With Israel now encircled by Iran's proxies and Islamist fanatics, the last thing the country needed was an inconclusive result. It got just that. It will reap the whirlwinds of its apathy.

It cannot be said too often that Israel’s agony is that it is damned if it does and damned if it does not; at terrible risk if it disengages from the territories and at (in my view) even greater -- because more fundamentally existential -- risk if it does not. Should it talk to Hamas? Of course not. Does it have any choice but to deal with Hamas? Of course not. All Israel’s choices are always terrible ones; all entail a fearful penalty that it is forced to pay. The only question is, as it always has been, which is the least worst of these terrible alternatives.

Is this not also why the Israeli voters are ‘apathetic’? A less politically apathetic people cannot be imagined: fixated upon every political development, glued to the news bulletins every hour, because for them politics is literally the difference between life and death. A more insanely optimistic people cannot also be imagined: seizing upon every hope of peace, every scrap of evidence, however slender, that the Arabs may not really want to kill them or destroy the Jewish state. But it is in fact the optimism born of the deepest possible despair, clutching at any straw in order not to face the possibility that is simply too terrible to be even contemplated -- that there really is no end to this Arab hatred, and that there is no end to the state of siege that Israel has been forced to endure since its inception.

It has defended itself through wars. It has defended itself through negotiating for peace. It has defended itself by dialogue through discreet back-channels with reformist Palestinian Arabs. It has defended itself by the targeted killing of genocidal Palestinian Arabs. It has defended itself by electing warlike expansionist right-wingers. It has defended itself by electing peace-at-any-price left-wingers. Yet whatever it does, nothing brings an end to the agony. Instead, to its bewilderment and incomprehension, much of the free world has decided that it must be treated as a global pariah because it has dared to attempt to defend itself at all.

Now, as it reels punch-drunk round the geopolitical ring, fate has dealt it another cruel twist. No sooner was it presented with another possible escape from the trap – to call the Arab bluff, impose upon the Palestinians the state that is the pretended cause of the conflict and then turn its back upon them until they come to agree that life is preferable to death and economic prosperity preferable to mass murder – than the architect of this vision was felled and the country left leaderless.

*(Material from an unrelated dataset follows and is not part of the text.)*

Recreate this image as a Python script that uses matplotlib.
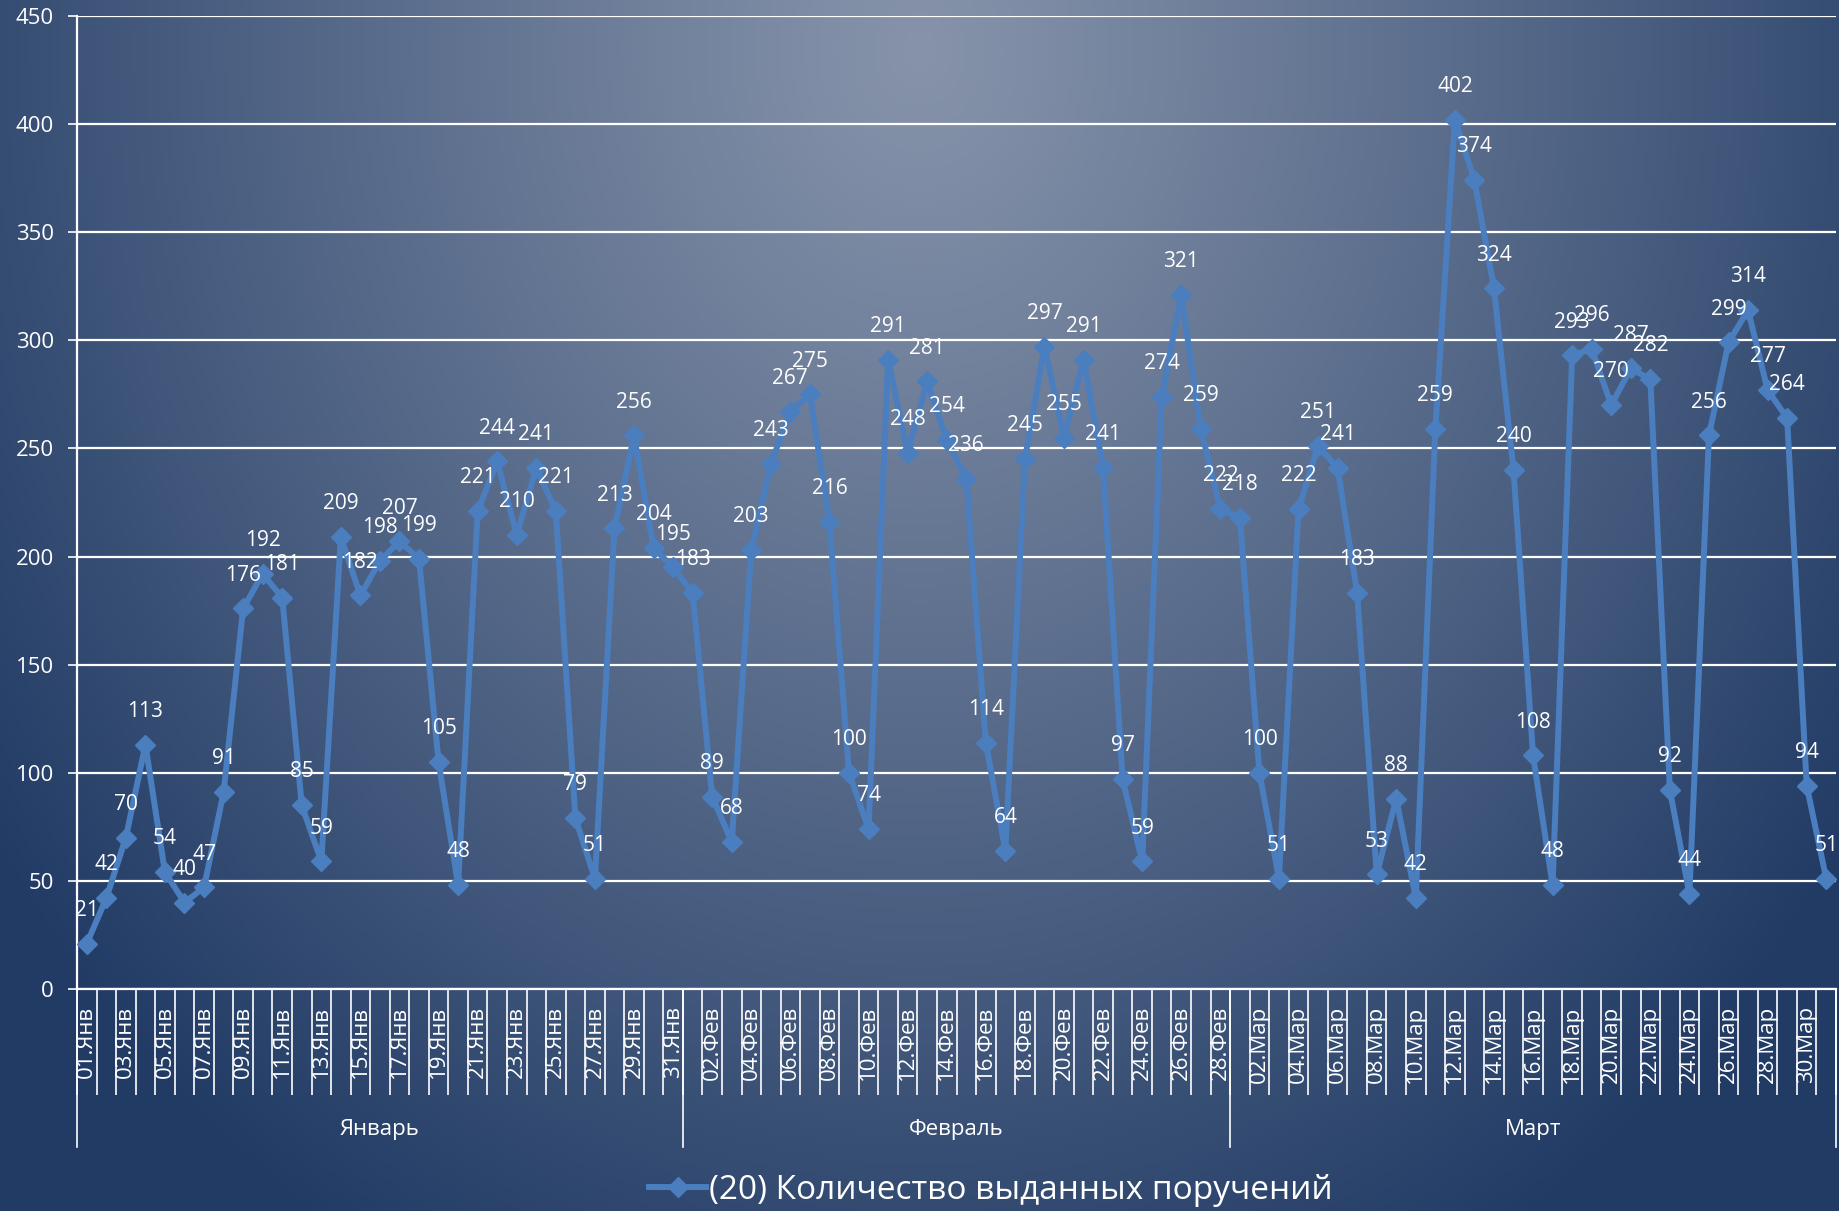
import numpy as np
import matplotlib
matplotlib.use("Agg")
import matplotlib.pyplot as plt
from matplotlib.lines import Line2D

plt.rcParams['font.family'] = ['Open Sans', 'DejaVu Sans']

# --- data -------------------------------------------------------------
months = ["Январь", "Февраль", "Март"]
month_abbr = ["Янв", "Фев", "Мар"]
month_days = [31, 28, 31]

jan = [21, 42, 70, 113, 54, 40, 47, 91, 176, 192, 181, 85, 59, 209, 182, 198,
       207, 199, 105, 48, 221, 244, 210, 241, 221, 79, 51, 213, 256, 204, 195]
feb = [183, 89, 68, 203, 243, 267, 275, 216, 100, 74, 291, 248, 281, 254, 236,
       114, 64, 245, 297, 255, 291, 241, 97, 59, 274, 321, 259, 222]
mar = [218, 100, 51, 222, 251, 241, 183, 53, 88, 42, 259, 402, 374, 324, 240,
       108, 48, 293, 296, 270, 287, 282, 92, 44, 256, 299, 314, 277, 264, 94, 51]
values = jan + feb + mar
series_name = "(20) Количество выданных поручений"

day_labels = []
for abbr, n in zip(month_abbr, month_days):
    day_labels += ["%02d.%s" % (d, abbr) for d in range(1, n + 1)]

line_color = "#4A7EBF"
W, H = 1839, 1211

fig = plt.figure(figsize=(W / 100, H / 100), dpi=100)

# background radial gradient
bg = fig.add_axes([0, 0, 1, 1], zorder=-10)
yy, xx = np.mgrid[0:1:300j, 0:1:450j]
d = np.sqrt(((xx - 0.5) / 0.62) ** 2 + ((yy - 0.04) / 1.15) ** 2)
d = np.clip(d, 0, 1) ** 1.1
c0 = np.array([134, 147, 170]) / 255.0
c1 = np.array([33, 59, 101]) / 255.0
img = c0[None, None, :] * (1 - d[..., None]) + c1[None, None, :] * d[..., None]
bg.imshow(img, extent=[0, 1, 0, 1], aspect='auto', origin='upper')
bg.set_axis_off()

ax = fig.add_axes([77 / W, 1 - 989 / H, (1836 - 77) / W, (989 - 16) / H])
ax.patch.set_alpha(0)

x = np.arange(len(values))
ax.plot(x, values, color=line_color, lw=4.3, marker='D', ms=10,
        mec=line_color, mfc=line_color, zorder=5, clip_on=False)

for xi, v in zip(x, values):
    ax.annotate(str(v), (xi, v), xytext=(0, 24), textcoords='offset points',
                ha='center', va='center', color='white', fontsize=15, zorder=6)

ax.set_xlim(-0.5, len(values) - 0.5)
ax.set_ylim(0, 450)
ax.set_yticks(np.arange(0, 451, 50))
ax.yaxis.grid(True, color='white', lw=1.6)
ax.set_axisbelow(True)
ax.tick_params(axis='y', colors='white', labelsize=16, length=6.5, width=1.2,
               pad=10)

for s in ['top', 'right']:
    ax.spines[s].set_visible(False)
for s in ['left', 'bottom']:
    ax.spines[s].set_color('white')
    ax.spines[s].set_linewidth(1.6)

# category boundaries as long ticks, labels every second day
ax.set_xticks(np.arange(-0.5, len(values), 1))
ax.set_xticklabels([])
ax.tick_params(axis='x', which='major', direction='out', length=76, width=1.2,
               color='white')
ax.set_xticks(x[::2], minor=True)
ax.set_xticklabels(day_labels[::2], minor=True, rotation=90, va='top',
                   ha='center', color='white', fontsize=16)
ax.tick_params(axis='x', which='minor', length=0, pad=12)

# month separators and names
tr = ax.get_xaxis_transform()
edges = np.concatenate([[0], np.cumsum(month_days)]) - 0.5
for b in edges:
    ax.plot([b, b], [0, -158 / 973], transform=tr, color='white', lw=1.2,
            clip_on=False)
for i, m in enumerate(months):
    ax.text((edges[i] + edges[i + 1]) / 2, -140 / 973, m, transform=tr,
            ha='center', va='center', color='white', fontsize=16)

handle = Line2D([], [], color=line_color, lw=4.3, marker='D', ms=10)
fig.legend([handle], [series_name], loc='center', bbox_to_anchor=(0.539, 0.017),
           frameon=False, fontsize=24, labelcolor='white', handlelength=1.7,
           handletextpad=0.1)

fig.savefig("out.png", dpi=100)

Shell-shocked, traumatised and dysfunctional after decades of unremitting abuse for the crime of daring to exist at all; with rockets being fired daily from Hamastan and genocide being invoked from Iran; with people screaming that the government is paving the way to national extinction by coming out of the territories; with people screaming that the government is paving the way to national extinction by not coming out of enough of the territories fast enough; with the ‘greater Israel’ movement having been destroyed by Sharon; with the ‘peace’-camp having been destroyed by Arafat, Hamas and Islamic Jihad; with elderly Israelis scrabbling in refuse heaps for food (!); with a political class that makes Little Piddling borough council look like world statesmen and an electoral system that is a blueprint for permanent national paralysis – is it any wonder that, abruptly finding themselves to be political orphans with the passing of their warrior father, the Israelis lost their confidence in yet another leap into the menacing dark and voted for the Pensioners’ Party instead?

People ask: will the election result make peace more or less likely? Wrong question. The election result is irrelevant to the issue of peace in the Middle East. That is because what the Israelis do cannot affect whether peace comes to the Middle East, because what the Israelis do is not the cause of war in the Middle East. The cause of that war is the fact that Israel exists at all and the drive by the Arab world to eradicate it– and the fact that the free world has refused to acknowledge that simple fact for the past half century is the most important reason why this murderous impasse still continues. Paying lip-service to its ‘right to exist’ – an avowal which calls that right into question merely by articulating it – the so-called civilised west has nevertheless been content to let Israel swing in the wind while its attackers are fawned over, traded with, built up, endorsed, promoted, excused, justified and indulged.

What will make peace more likely? If – and only if -- the free world repairs its busted moral compass and starts treating mass murderers as pariahs and defending their victims, rather than the other way round. The chances of that happening, it has to be said, are remote. As a result, the only question arising from Israel’s election result is whether it will make it easier or harder for Israel to defend itself against the unremitting war waged against it; and to that question, the answer will become clear soon enough.